Florence Marchal, spokesperson of the UN peacekeeping mission MONUSCO in the Democratic Republic of Congo (DRC), told DW that she did not see an increased threat because of new alliances. "It is true that there are alliances of armed groups. We have observed that the armed groups that used to have no political background, fighting over land disputes, for instance, now have political concerns."

Riot police charging against protesters in Kinshasa

DRC security forces stand accused of using excessive violence against peaceful protesters

'Remain steadfast'

Militia member Maangaiko would probably beg to differ. "We want to fight [Kabila] because none of the agreements he has signed with the opposition have been implemented." Maangaiko was referring to a treaty between the opposition and the government brokered by the Catholic Church in December 2016. It allowed Kabila to stay in office after the end of his mandate until presidential elections, which were supposed to have taken place by the end of last year. But the government once again postponed the poll, this time until December 2018, citing logistical problems. The last straw for many Congolese was the announcement by the country's electoral commission CENI that the election could not possibly take place before April 2019.

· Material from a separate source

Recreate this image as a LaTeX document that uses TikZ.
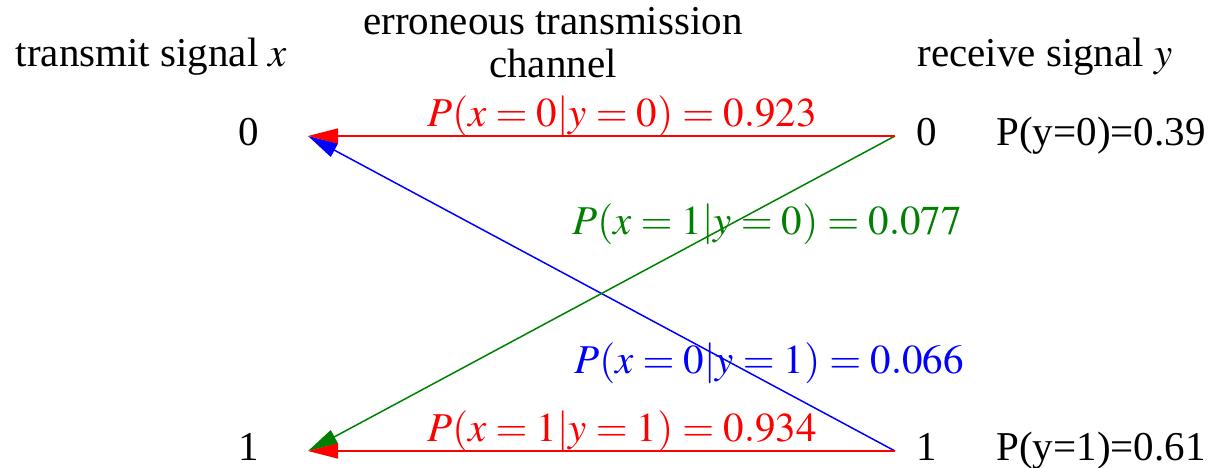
\documentclass[tikz,border=0pt]{standalone}
\usepackage{mathptmx}
\usepackage[no-math]{fontspec}
\setmainfont{Liberation Serif}
\usetikzlibrary{arrows.meta}
\definecolor{cgreen}{RGB}{0,128,0}
\begin{document}
\begin{tikzpicture}[x=1pt,y=-1pt,
  txt/.style={inner sep=0pt,anchor=base,font=\fontsize{41}{43}\selectfont},
  lbl/.style={inner sep=0pt,anchor=base,font=\fontsize{41}{43}\selectfont},
  conn/.style={line width=1.5pt,-{Triangle[length=30pt,width=15pt]}}]
\useasboundingbox (0,0) rectangle (1209,468);
% headings
\node[txt] (hx) at (151.5,67) {transmit signal $x$};
\node[txt,align=center] (hc) at (553,78) {erroneous transmission\\channel};
\node[txt] (hy) at (1045,67) {receive signal $y$};
% symbols
\node[txt] (l0) at (249,146) {0};
\node[txt] (l1) at (249,460) {1};
\node[txt] (r0) at (927,146) {0};
\node[txt] (r1) at (927,460) {1};
\node[txt] (p0) at (1101,146) {P(y=0)=0.39};
\node[txt] (p1) at (1101,460) {P(y=1)=0.61};
% endpoints
\coordinate (a0) at (308,136);
\coordinate (a1) at (308,451);
\coordinate (b0) at (895,136);
\coordinate (b1) at (895,451);
% connectors
\draw[conn,blue] (b1) -- (a0);
\draw[conn,cgreen] (b0) -- (a1);
\draw[conn,red] (b0) -- (a0);
\draw[conn,red] (b1) -- (a1);
% labels
\node[lbl,text=red] (t00) at (622,127) {$P(x=0|y=0)=0.923$};
\node[lbl,text=cgreen] (t10) at (767,234) {$P(x=1|y=0)=0.077$};
\node[lbl,text=blue] (t01) at (769,373) {$P(x=0|y=1)=0.066$};
\node[lbl,text=red] (t11) at (622,441) {$P(x=1|y=1)=0.934$};
\end{tikzpicture}
\end{document}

This has led to more bloodshed. Only last weekend, security forces violently repressed peaceful anti-Kabila protest marches in the capital, Kinshasa. Their intervention resulted in at least six dead. The protests were organized by religious organizations. But the Catholic Church's hierarchy is increasingly throwing its support behind the movement. Cardinal Laurent Monsengwo, archbishop of Kinshasa, called on Congolese "to remain steadfast" and strongly condemned violence by the security forces. Deploring the loss of life he asked: "Are we living in an open-air prison?" Nevertheless a rift persists among the church's leadership, with some bishops clearly distancing themselves from the grassroots movement.

The gate to the headquarters of MONUSCO in Kinshasa

MONUSCO's task has not been made easier by US budget cuts to the United Nations

MONUSCO's increasingly difficult task

The United Nations and the European Union were quick to condemn the violence, laying the blame squarely at Kabila's feet. They are especially incensed over reports of attacks by the military police against UN peacekeepers and human rights observers. Congolese authorities were reportedly riled by the decision to send into Kinshasa some 200 blue helmets and 50 observers to try and protect civilians and prevent violence during the latest protests over the weekend.

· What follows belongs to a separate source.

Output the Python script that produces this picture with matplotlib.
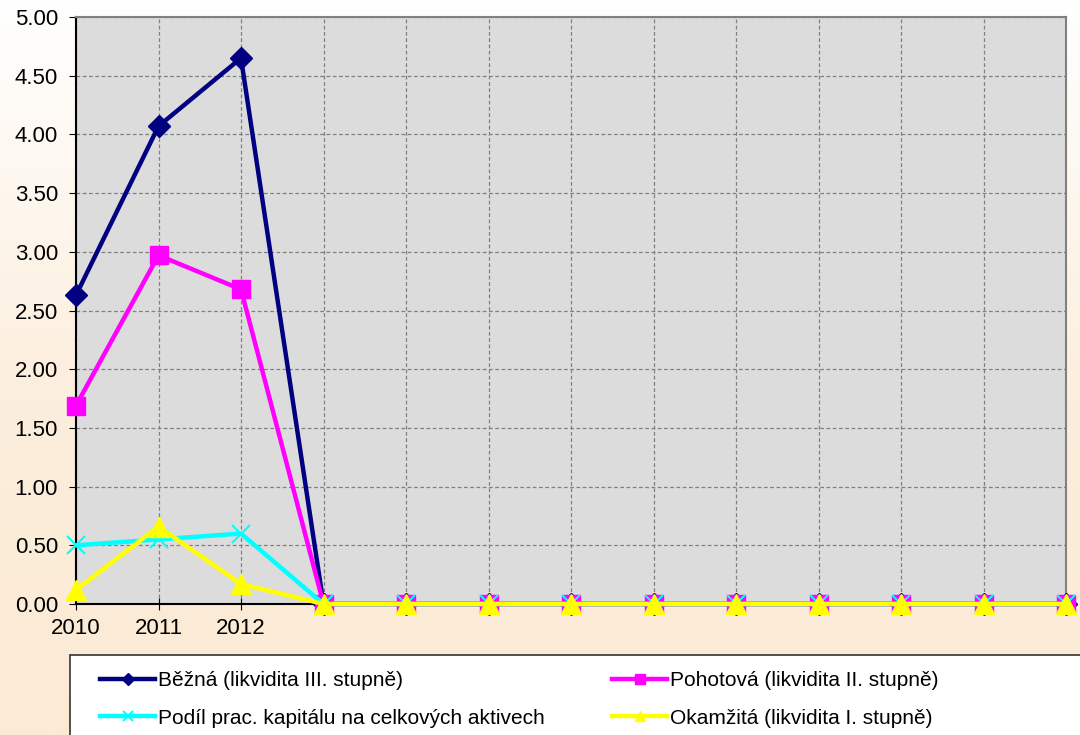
import matplotlib
matplotlib.use('Agg')
import matplotlib.pyplot as plt
import numpy as np
from matplotlib.colors import LinearSegmentedColormap
from matplotlib.patches import Rectangle

plt.rcParams['font.family'] = ['Liberation Sans', 'DejaVu Sans']

# 13 category slots, only the first three have labels
x_labels = ['2010', '2011', '2012', '', '', '', '', '', '', '', '', '', '']

bezna = [2.63, 4.07, 4.65, 0, 0, 0, 0, 0, 0, 0, 0, 0, 0]
pohotova = [1.69, 2.97, 2.68, 0, 0, 0, 0, 0, 0, 0, 0, 0, 0]
podil = [0.50, 0.55, 0.60, 0, 0, 0, 0, 0, 0, 0, 0, 0, 0]
okamzita = [0.12, 0.66, 0.17, 0, 0, 0, 0, 0, 0, 0, 0, 0, 0]

series_names = ['Běžná (likvidita III. stupně)',
                'Pohotová (likvidita II. stupně)',
                'Podíl prac. kapitálu na celkových aktivech',
                'Okamžitá (likvidita I. stupně)']

W, H = 1080, 735
fig = plt.figure(figsize=(W / 100, H / 100), dpi=100)

# background gradient
bg = fig.add_axes([0, 0, 1, 1], zorder=-10)
cmap = LinearSegmentedColormap.from_list('bg', [(0, '#FFFFFF'), (0.55, '#FCEEDC'), (1, '#FBEAD4')])
grad = np.linspace(0, 1, 256).reshape(-1, 1)
bg.imshow(grad, aspect='auto', cmap=cmap, extent=[0, 1, 0, 1], origin='upper')
bg.axis('off')

ax = fig.add_axes([76 / W, 1 - 604 / H, 990 / W, 587 / H])
ax.set_facecolor('#DCDCDC')

x = np.arange(len(x_labels))
lw = 3.2
h1, = ax.plot(x, bezna, color='#000080', lw=lw, marker='D', ms=11, clip_on=False, zorder=3)
h2, = ax.plot(x, pohotova, color='#FF00FF', lw=lw, marker='s', ms=13, clip_on=False, zorder=4)
h3, = ax.plot(x, podil, color='#00FFFF', lw=lw, marker='x', ms=13, mew=1.5, clip_on=False, zorder=5)
h4, = ax.plot(x, okamzita, color='#FFFF00', lw=lw, marker='^', ms=14, clip_on=False, zorder=6)

ax.set_xlim(0, 12)
ax.set_ylim(0, 5)
ax.set_xticks(x)
ax.set_xticklabels(x_labels)
ax.set_yticks(np.arange(0, 5.01, 0.5))
ax.set_yticklabels([f'{v:.2f}' for v in np.arange(0, 5.01, 0.5)])
ax.tick_params(axis='both', labelsize=16, length=5, color='black', direction='out')
ax.tick_params(axis='y', pad=8)
ax.tick_params(axis='x', direction='inout', length=8, pad=6)

ax.grid(True, color='#808080', linestyle=(0, (3, 2)), linewidth=0.9)
ax.set_axisbelow(True)
ax.spines['left'].set_color('black')
ax.spines['bottom'].set_color('black')
ax.spines['top'].set_color('#808080')
ax.spines['right'].set_color('#808080')
for s in ax.spines.values():
    s.set_linewidth(1.5)

# legend box runs off the right and bottom edge
fig.patches.append(Rectangle((70 / W, -0.05), 1.0, 0.05 + 1 - 655 / H,
                             transform=fig.transFigure, facecolor='white',
                             edgecolor='#333333', linewidth=1.2, zorder=1))

leg_kw = dict(loc='upper left', frameon=False, fontsize=15, markerscale=0.55,
              handlelength=2.65, handletextpad=0.15, borderpad=0,
              borderaxespad=0, labelspacing=0.9)
leg1 = fig.legend([h1, h3], [series_names[0], series_names[2]],
                  bbox_to_anchor=(100 / W, 1 - 671 / H), **leg_kw)
leg2 = fig.legend([h2, h4], [series_names[1], series_names[3]],
                  bbox_to_anchor=(612 / W, 1 - 671 / H), **leg_kw)
leg1.set_zorder(2)
leg2.set_zorder(2)

plt.savefig('out.png', dpi=100)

MONUSCO's spokesperson Florence Marchal told DW that the deployment into Kinshasa is part of an ongoing reorganization that started before the weekend. Asked whether the incident would affect the relationship between Monusco and Kabila, Marchal pointed out that the mission was in the country at the invitation of the government. But she added: "Of course there is room for improvement in the relationship."

Currently, a joint US, French and British mission is in DRC to prepare a new resolution for the United Nations in March. It will form the basis for a decision on the renewal of the MONUSCO mandate. US President Donald Trump's cuts in payments to the United Nations have not made MONUSCO's task any easier. "It is something that will affect all peacekeeping missions. We have already a decrease of eight percent in our budget," Marchal said. According to her, measures will have to be taken to guarantee that MONUSCO can go on protecting civilians and ensure the implementation of the 2016 political agreement. "We are in the process of reviewing our program in order to fulfill our mandate in an even more efficient way," Marchal said.